The Crusader Newspaper Group

When will we save our children?   

By Michael Pfleger

With carjackings up 283 percent and homicides in January the deadliest since 2017, we need to have a plan for the violence in Chicago as aggressive and detailed as we have for COVID-19.

The city’s approach to the COVID-19 virus has been successful, now we must implement as aggressive an approach to the virus of violence.

We must have community meetings in all the areas where the violence has increased. We must have a plan that includes the community, the youth involved, faith communities and law enforcement. Just as the communities’ involvement was absolutely necessary to stopping the spread of COVID-19, so must the community be involved with the stopping of violence.

Community involvement must be comprehensive. It must deal with the influence of video games and music, it must deal with reaching our young people in schools, churches and yes, homes, affirming their greatness and potential, exposing them to their possibilities and purpose, loving them and providing structure, expectations, and discipline.

Communities must be charged to wrap our arms around our young people again. It must have dollars committed to investment and opportunity where neglect and abandonment have become the norm. And these dollars cannot be crumbs left over from budgets but be committed and focused as was done with the West and South Loop.

There must be community and government buy-ins and partnerships. Just as the federal government is looking at trillions of dollars to repair America from COVID-19, there must be trillions of dollars committed to undoing decades of racism, abandonment, and neglect.

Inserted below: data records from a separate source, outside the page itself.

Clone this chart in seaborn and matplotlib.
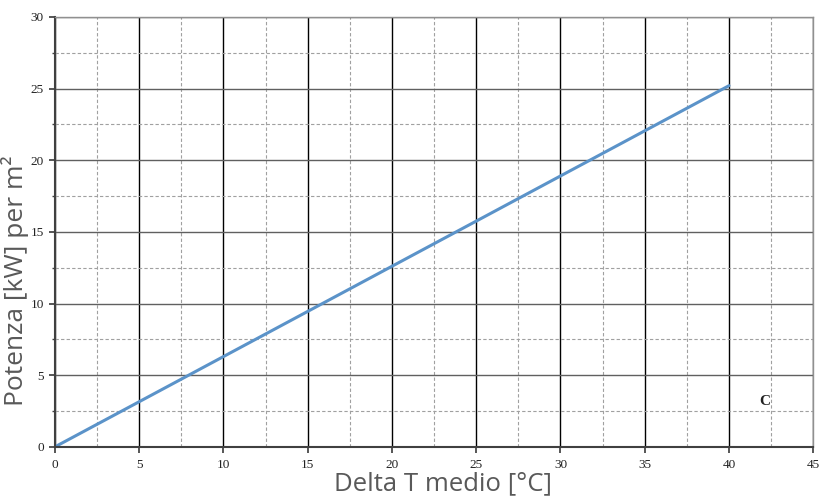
import matplotlib
matplotlib.use("Agg")
import matplotlib.pyplot as plt
import seaborn as sns
import pandas as pd
from matplotlib.ticker import MultipleLocator

# dati
delta_t = [0, 40]
potenza = [0, 25.2]
etichetta_curva = "C"

df = pd.DataFrame({"delta_t": delta_t, "potenza": potenza})

sns.set_theme(style="white")

fig = plt.figure(figsize=(8.19, 4.96), dpi=100)
ax = fig.add_axes([0.067, 0.099, 0.926, 0.867])

sns.lineplot(data=df, x="delta_t", y="potenza", color="#5b93c9", linewidth=2.2, ax=ax)

ax.set_xlim(0, 45)
ax.set_ylim(0, 30)
ax.xaxis.set_major_locator(MultipleLocator(5))
ax.yaxis.set_major_locator(MultipleLocator(5))
ax.xaxis.set_minor_locator(MultipleLocator(2.5))
ax.yaxis.set_minor_locator(MultipleLocator(2.5))

# griglia
ax.grid(which="minor", color="#a0a0a0", linestyle=(0, (3, 2)), linewidth=0.8)
ax.grid(which="major", axis="x", color="black", linewidth=1.0)
ax.grid(which="major", axis="y", color="#606060", linewidth=1.0)
ax.set_axisbelow(True)

for side in ["left", "bottom"]:
    ax.spines[side].set_color("#404040")
    ax.spines[side].set_linewidth(1.5)
for side in ["top", "right"]:
    ax.spines[side].set_color("#909090")
    ax.spines[side].set_linewidth(1.0)

ax.tick_params(which="major", direction="out", length=4, color="#404040",
               labelsize=9.5, labelcolor="#222222", pad=5, left=True, bottom=True)
ax.tick_params(which="major", axis="y", pad=4)
ax.tick_params(which="minor", axis="y", direction="out", length=2, color="#404040", left=True)
for lab in ax.get_xticklabels() + ax.get_yticklabels():
    lab.set_family("Liberation Serif")

ax.set_xlabel("")
ax.set_ylabel("")
# titoli assi posizionati come nell'originale
fig.text(0.541, 0.024, "Delta T medio [°C]", fontsize=18.5, color="#595959",
         family="Open Sans", ha="center", va="center")
fig.text(0.018, 0.435, "Potenza [kW] per m²", fontsize=19, color="#595959",
         family="Open Sans", ha="center", va="center", rotation=90)

ax.text(42.15, 3.2, etichetta_curva, fontsize=11, fontweight="bold", family="Liberation Serif",
        ha="center", va="center", color="#222222")

fig.savefig("out.png", dpi=100)
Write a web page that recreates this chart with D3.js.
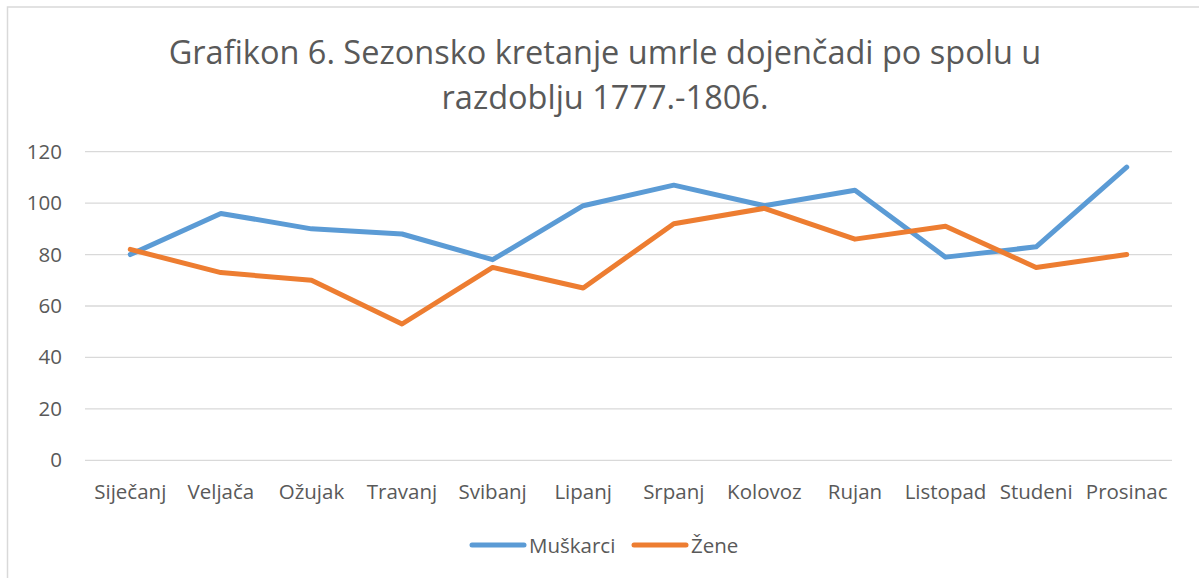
<!DOCTYPE html>
<html>
<head>
<meta charset="utf-8">
<script src="https://cdn.jsdelivr.net/npm/d3@7"></script>
<style>
  body { margin: 0; background: #fff; }
  text { font-family: "Open Sans", sans-serif; fill: #595959; }
</style>
</head>
<body>
<script>
var months = ["Siječanj", "Veljača", "Ožujak", "Travanj", "Svibanj", "Lipanj",
    "Srpanj", "Kolovoz", "Rujan", "Listopad", "Studeni", "Prosinac"];
var muskarci = [80, 96, 90, 88, 78, 99, 107, 99, 105, 79, 83, 114];
var zene = [82, 73, 70, 53, 75, 67, 92, 98, 86, 91, 75, 80];
var yTicks = [0, 20, 40, 60, 80, 100, 120];
var titleLines = ["Grafikon 6. Sezonsko kretanje umrle dojenčadi po spolu u", "razdoblju 1777.-1806."];

const width = 1199;
const height = 578;

var svg = d3.select("body").append("svg")
    .attr("width", width)
    .attr("height", height);

// chart border (right and bottom edges are cut off)
svg.append("rect")
    .attr("x", 7.5).attr("y", 7)
    .attr("width", width + 10).attr("height", height + 10)
    .attr("fill", "none")
    .attr("stroke", "#d9d9d9")
    .attr("stroke-width", 1.5);

var x = d3.scaleBand().domain(months).range([85, 1172]);
var y = d3.scaleLinear().domain([0, 120]).range([460.3, 151.7]);

// gridlines
svg.selectAll(".grid")
    .data(yTicks)
    .enter().append("line")
    .attr("x1", 85).attr("x2", 1172)
    .attr("y1", d => y(d)).attr("y2", d => y(d))
    .attr("stroke", "#d9d9d9")
    .attr("stroke-width", 1.3);

// y labels
svg.selectAll(".ylab")
    .data(yTicks)
    .enter().append("text")
    .attr("x", 62)
    .attr("y", d => y(d) + 7)
    .attr("text-anchor", "end")
    .attr("font-size", 20.5)
    .text(d => d);

// x labels
svg.selectAll(".xlab")
    .data(months)
    .enter().append("text")
    .attr("x", d => x(d) + x.bandwidth() / 2)
    .attr("y", 499)
    .attr("text-anchor", "middle")
    .attr("font-size", 20.5)
    .text(d => d);

// title
svg.selectAll(".title")
    .data(titleLines)
    .enter().append("text")
    .attr("x", 605)
    .attr("y", (d, i) => 64 + i * 45)
    .attr("text-anchor", "middle")
    .attr("font-size", 32.5)
    .text(d => d);

var line = d3.line()
    .x((d, i) => x(months[i]) + x.bandwidth() / 2)
    .y(d => y(d));

var series = [
    { name: "Muškarci", values: muskarci, colour: "#5b9bd5" },
    { name: "Žene", values: zene, colour: "#ed7d31" }
];

svg.selectAll(".series")
    .data(series)
    .enter().append("path")
    .attr("d", d => line(d.values))
    .attr("fill", "none")
    .attr("stroke", d => d.colour)
    .attr("stroke-width", 5)
    .attr("stroke-linejoin", "round")
    .attr("stroke-linecap", "round");

// legend
var legendX = [472, 634];
var leg = svg.selectAll(".legend")
    .data(series)
    .enter().append("g")
    .attr("transform", (d, i) => "translate(" + legendX[i] + ",545)");
leg.append("line")
    .attr("x1", 0).attr("x2", 52)
    .attr("stroke", d => d.colour)
    .attr("stroke-width", 5)
    .attr("stroke-linecap", "round");
leg.append("text")
    .attr("x", 57)
    .attr("y", 7.5)
    .attr("font-size", 20.5)
    .text(d => d.name);
</script>
</body>
</html>
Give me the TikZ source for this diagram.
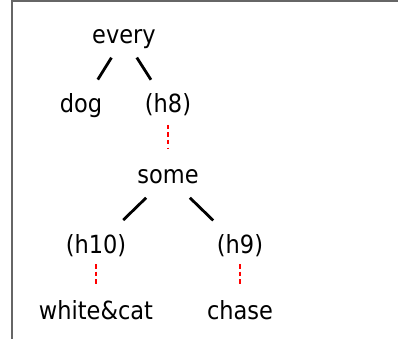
\documentclass[tikz,border=0pt]{standalone}
\usepackage{fontspec}
\setmainfont{DejaVu Sans Condensed}
\begin{document}
\begin{tikzpicture}[x=1pt,y=-1pt,
  lbl/.style={inner sep=0pt,text height=18pt,text depth=5pt,font=\fontsize{25}{29}\selectfont},
  edge/.style={line width=2.8pt,black},
  hole/.style={line width=2.2pt,red,dash pattern=on 4.5pt off 3pt}]
  \useasboundingbox (0,0) rectangle (398,339);
  % frame
  \draw[line width=2pt,black!60] (11.5,339) -- (11.5,1) -- (398,1);
  % nodes
  \node[lbl] (every) at (124,37.5) {every};
  \node[lbl] (dog) at (81,106.5) {dog};
  \node[lbl] (h8) at (168,106.5) {(h8)};
  \node[lbl] (some) at (168,176.5) {some};
  \node[lbl] (h10) at (96,246.5) {(h10)};
  \node[lbl] (h9) at (240,246.5) {(h9)};
  \node[lbl] (wc) at (96,312.5) {white\&cat};
  \node[lbl] (chase) at (240,312.5) {chase};
  % tree edges
  \draw[edge,shorten <=23.8pt,shorten >=31.7pt] (every.center) -- (dog.center);
  \draw[edge,shorten <=23.8pt,shorten >=31.7pt] (every.center) -- (h8.center);
  \draw[edge,shorten <=30.5pt,shorten >=38pt] (some.center) -- (h10.center);
  \draw[edge,shorten <=30.5pt,shorten >=37.4pt] (some.center) -- (h9.center);
  % hole links
  \draw[hole,shorten <=18.5pt,shorten >=28.5pt] (h8.center) -- (some.center);
  \draw[hole,shorten <=17.5pt,shorten >=26.5pt] (h10.center) -- (wc.center);
  \draw[hole,shorten <=17.5pt,shorten >=26.5pt] (h9.center) -- (chase.center);
\end{tikzpicture}
\end{document}
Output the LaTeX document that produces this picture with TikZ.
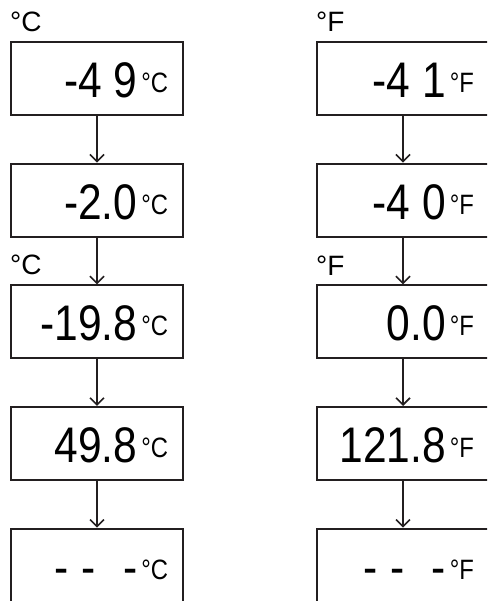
\documentclass[tikz,border=0pt]{standalone}
\usepackage{fontspec}
\setmainfont{Liberation Sans}
\newfontfamily\lcdfont[FakeStretch=0.85]{Liberation Sans}
\usepackage{tikz}
\usetikzlibrary{positioning, arrows.meta}
\usepackage{xcolor}
\definecolor{lcdframe}{RGB}{35, 31, 32}
% unit shown at the right of each display
\newcommand{\unitC}{\kern4pt\raisebox{5pt}{\fontsize{28}{30}\selectfont °C}}
\newcommand{\unitF}{\kern4pt\raisebox{5pt}{\fontsize{28}{30}\selectfont °F}}
\newcommand{\lcd}[1]{\makebox[142pt][r]{#1}}

\begin{document}
\begin{tikzpicture}[
    display/.style={draw=lcdframe, line width=2.2pt, minimum width=172pt,
      minimum height=73pt, inner xsep=15pt, inner ysep=0pt,
      text height=38pt, text depth=0pt, font=\lcdfont\fontsize{50}{56}\selectfont},
    unitlab/.style={inner sep=0pt, font=\fontsize{28}{30}\selectfont},
    flow/.style={-{Straight Barb[length=7pt, width=14pt]}, line width=1.6pt, lcdframe},
    node distance=46.5pt and 131.8pt]
  \clip (0,0) rectangle (487pt, 601pt);

  % Celsius column
  \node[display] (c1) at (97pt, 522.5pt) {\lcd{-4\ 9\unitC}};
  \node[display, below=of c1] (c2) {\lcd{-2.0\unitC}};
  \node[display, below=of c2] (c3) {\lcd{-19.8\unitC}};
  \node[display, below=of c3] (c4) {\lcd{49.8\unitC}};
  \node[display, below=of c4] (c5) {\lcd{-\hspace{.25em}-\hspace{.55em}-\unitC}};

  % Fahrenheit column
  \node[display, right=of c1] (f1) {\lcd{-4\ 1\unitF}};
  \node[display, below=of f1] (f2) {\lcd{-4\ 0\unitF}};
  \node[display, below=of f2] (f3) {\lcd{0.0\unitF}};
  \node[display, below=of f3] (f4) {\lcd{121.8\unitF}};
  \node[display, below=of f4] (f5) {\lcd{-\hspace{.25em}-\hspace{.55em}-\unitF}};

  % unit tags above the ranges
  \node[unitlab, above right=9pt and 0pt of c1.north west] (tc1) {°C};
  \node[unitlab, above right=9pt and 0pt of c3.north west] (tc3) {°C};
  \node[unitlab, above right=9pt and 0pt of f1.north west] (tf1) {°F};
  \node[unitlab, above right=9pt and 0pt of f3.north west] (tf3) {°F};

  % Arrows
  \foreach \i/\j in {1/2, 2/3, 3/4, 4/5} {
    \draw[flow] (c\i) -- (c\j);
    \draw[flow] (f\i) -- (f\j);
  }
\end{tikzpicture}
\end{document}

It will demand serious police reform, where racial profiling and racist practices will be punished, and training will be enforced to transform policing. These are just some of the necessary ingredients if we are really trying to change Chicago and not just lower numbers. The other ingredients will surface as communities are invited to be part of the solution.

The psychological, physical, and emotional trauma done to whole communities not only demands transformation but also the support needed to heal and cure rather than survive.

Chicago’s future depends on how she treats those she has killed, physically, yes, but also mentally, and economically, along with the dreams of her children.

COVID-19 will end, and we are in the process of saving homes and businesses.

What I want to know is will we save our children?